Old power works like a currency. It is held by few. Once gained, it is jealously guarded, and the powerful have a substantial store of it to spend. It is closed, inaccessible, and leader-driven. It downloads, and it captures.

New power operates differently, like a current. It is made by many. It is open, participatory, and peer-driven. It uploads, and it distributes. Like water or electricity, it’s most forceful when it surges. The goal with new power is not to hoard it but to channel it.

The authors, Henry Timms and Jeremy Heimans, don’t necessarily favor one form of power over another but merely outline how power is transitioning, and how companies can take advantage of these changes to strengthen their positions in the marketplace. 

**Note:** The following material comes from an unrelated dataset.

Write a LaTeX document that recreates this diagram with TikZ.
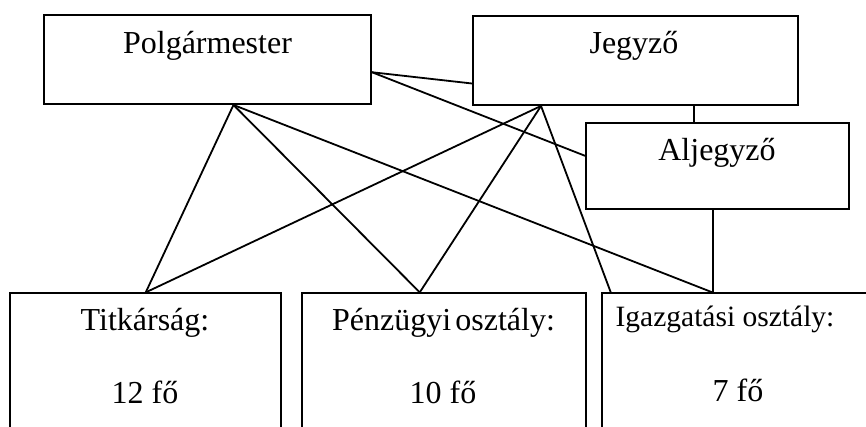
\documentclass[tikz,border=0pt]{standalone}
\usepackage{fontspec}
\setmainfont{Liberation Serif}
\usetikzlibrary{calc}
\begin{document}
\begin{tikzpicture}[x=1pt,y=-1pt,
  box/.style={draw, line width=1.9pt, rectangle, inner sep=0pt},
  conn/.style={line width=1.8pt},
  lbl/.style={anchor=base, inner sep=0pt, font=\fontsize{32}{36}\selectfont},
  lbls/.style={anchor=base, inner sep=0pt, font=\fontsize{29.5}{34}\selectfont}]
\useasboundingbox (0,0) rectangle (866,426);
\clip (0,0) rectangle (866,426);
% boxes
\node[box, minimum width=327pt, minimum height=89pt] (P) at (207.5,59.5) {};
\node[box, minimum width=325pt, minimum height=89pt] (J) at (635.5,60.5) {};
\node[box, minimum width=263pt, minimum height=86pt] (A) at (717.5,166) {};
\node[box, minimum width=270.7pt, minimum height=166.7pt] (T) at (145.35,376.65) {};
\node[box, minimum width=284.3pt, minimum height=166.7pt] (Z) at (443.85,376.65) {};
\node[box, minimum width=298.3pt, minimum height=166.7pt] (I) at (750.85,376.65) {};
% labels
\node[lbl] (tP) at (207.5,53.3) {Polgármester};
\node[lbl] (tJ) at (634,53.3) {Jegyző};
\node[lbl] (tA) at (717,160) {Aljegyző};
\node[lbl] (tT) at (145,330) {Titkárság:};
\node[lbl] (tT2) at (145,403.3) {12 fő};
\node[lbl] (tZ) at (443.5,330) {Pénzügyi\hspace{-0.12em} osztály:};
\node[lbl] (tZ2) at (443,403.3) {10 fő};
\node[lbls] (tI) at (725,326.7) {Igazgatási osztály:};
\node[lbl] (tI2) at (738,401.7) {7 fő};
% connection points
\coordinate (Pr) at ($(P.north east)!0.64!(P.south east)$);
\coordinate (Pb) at ($(P.south west)!0.579!(P.south east)$);
\coordinate (Jl) at ($(J.north west)!0.753!(J.south west)$);
\coordinate (Jb) at ($(J.south west)!0.211!(J.south east)$);
\coordinate (Jb2) at ($(J.south west)!0.678!(J.south east)$);
\coordinate (Al) at ($(A.north west)!0.384!(A.south west)$);
\coordinate (Ab) at ($(A.south west)!0.484!(A.south east)$);
\coordinate (Tt) at ($(T.north west)+(136.7,0)$);
\coordinate (Zt) at ($(Z.north west)+(119,0)$);
\coordinate (It1) at ($(I.north west)+(10,0)$);
\coordinate (It2) at ($(I.north west)+(111.6,0)$);
% connectors
\draw[conn] (Pr) -- (Jl);
\draw[conn] (Pr) -- (Al);
\draw[conn] (Pb) -- (Tt);
\draw[conn] (Pb) -- (Zt);
\draw[conn] (Pb) -- (It2);
\draw[conn] (Jb) -- (Tt);
\draw[conn] (Jb) -- (Zt);
\draw[conn] (Jb) -- (It1);
\draw[conn] (Jb2) -- (Jb2 |- A.north);
\draw[conn] (Ab) -- (Ab |- I.north);
\end{tikzpicture}
\end{document}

Our Powerbook issue might be viewed as a case study in the new-power transition. This annual book of lists provides information on leading businesses, nonprofits and universities in the state. Most of the featured companies are entrenched power players now pursuing more flexible and less hierarchical approaches to doing business. Law firms, for example, are adopting new technologies and fee structures to make legal services more accessible and affordable.

This month we also take a look at a controversial new U.S. Securities and Exchange Commission rule requiring public companies to disclose the median pay of workers, as well as the ratio between CEO and median-worker pay. 

Part of the 2010 Dodd-Frank financial reform law, the rule will compel public companies to be more open about employee compensation, with the assumption that greater transparency will improve corporate performance and, perhaps, help address one of the major challenges of our time: income inequality.

New power is not only about strategy and tactics, the Harvard Business Review authors say. “The ultimate questions are ethical. The big question is whether new power can genuinely serve the common good and confront society’s most intractable problems.”

That sounds like a call to arms. Or a New Year’s resolution. Old power or new, the goals are the same: to be a force for positive change in the world. Happy 2015!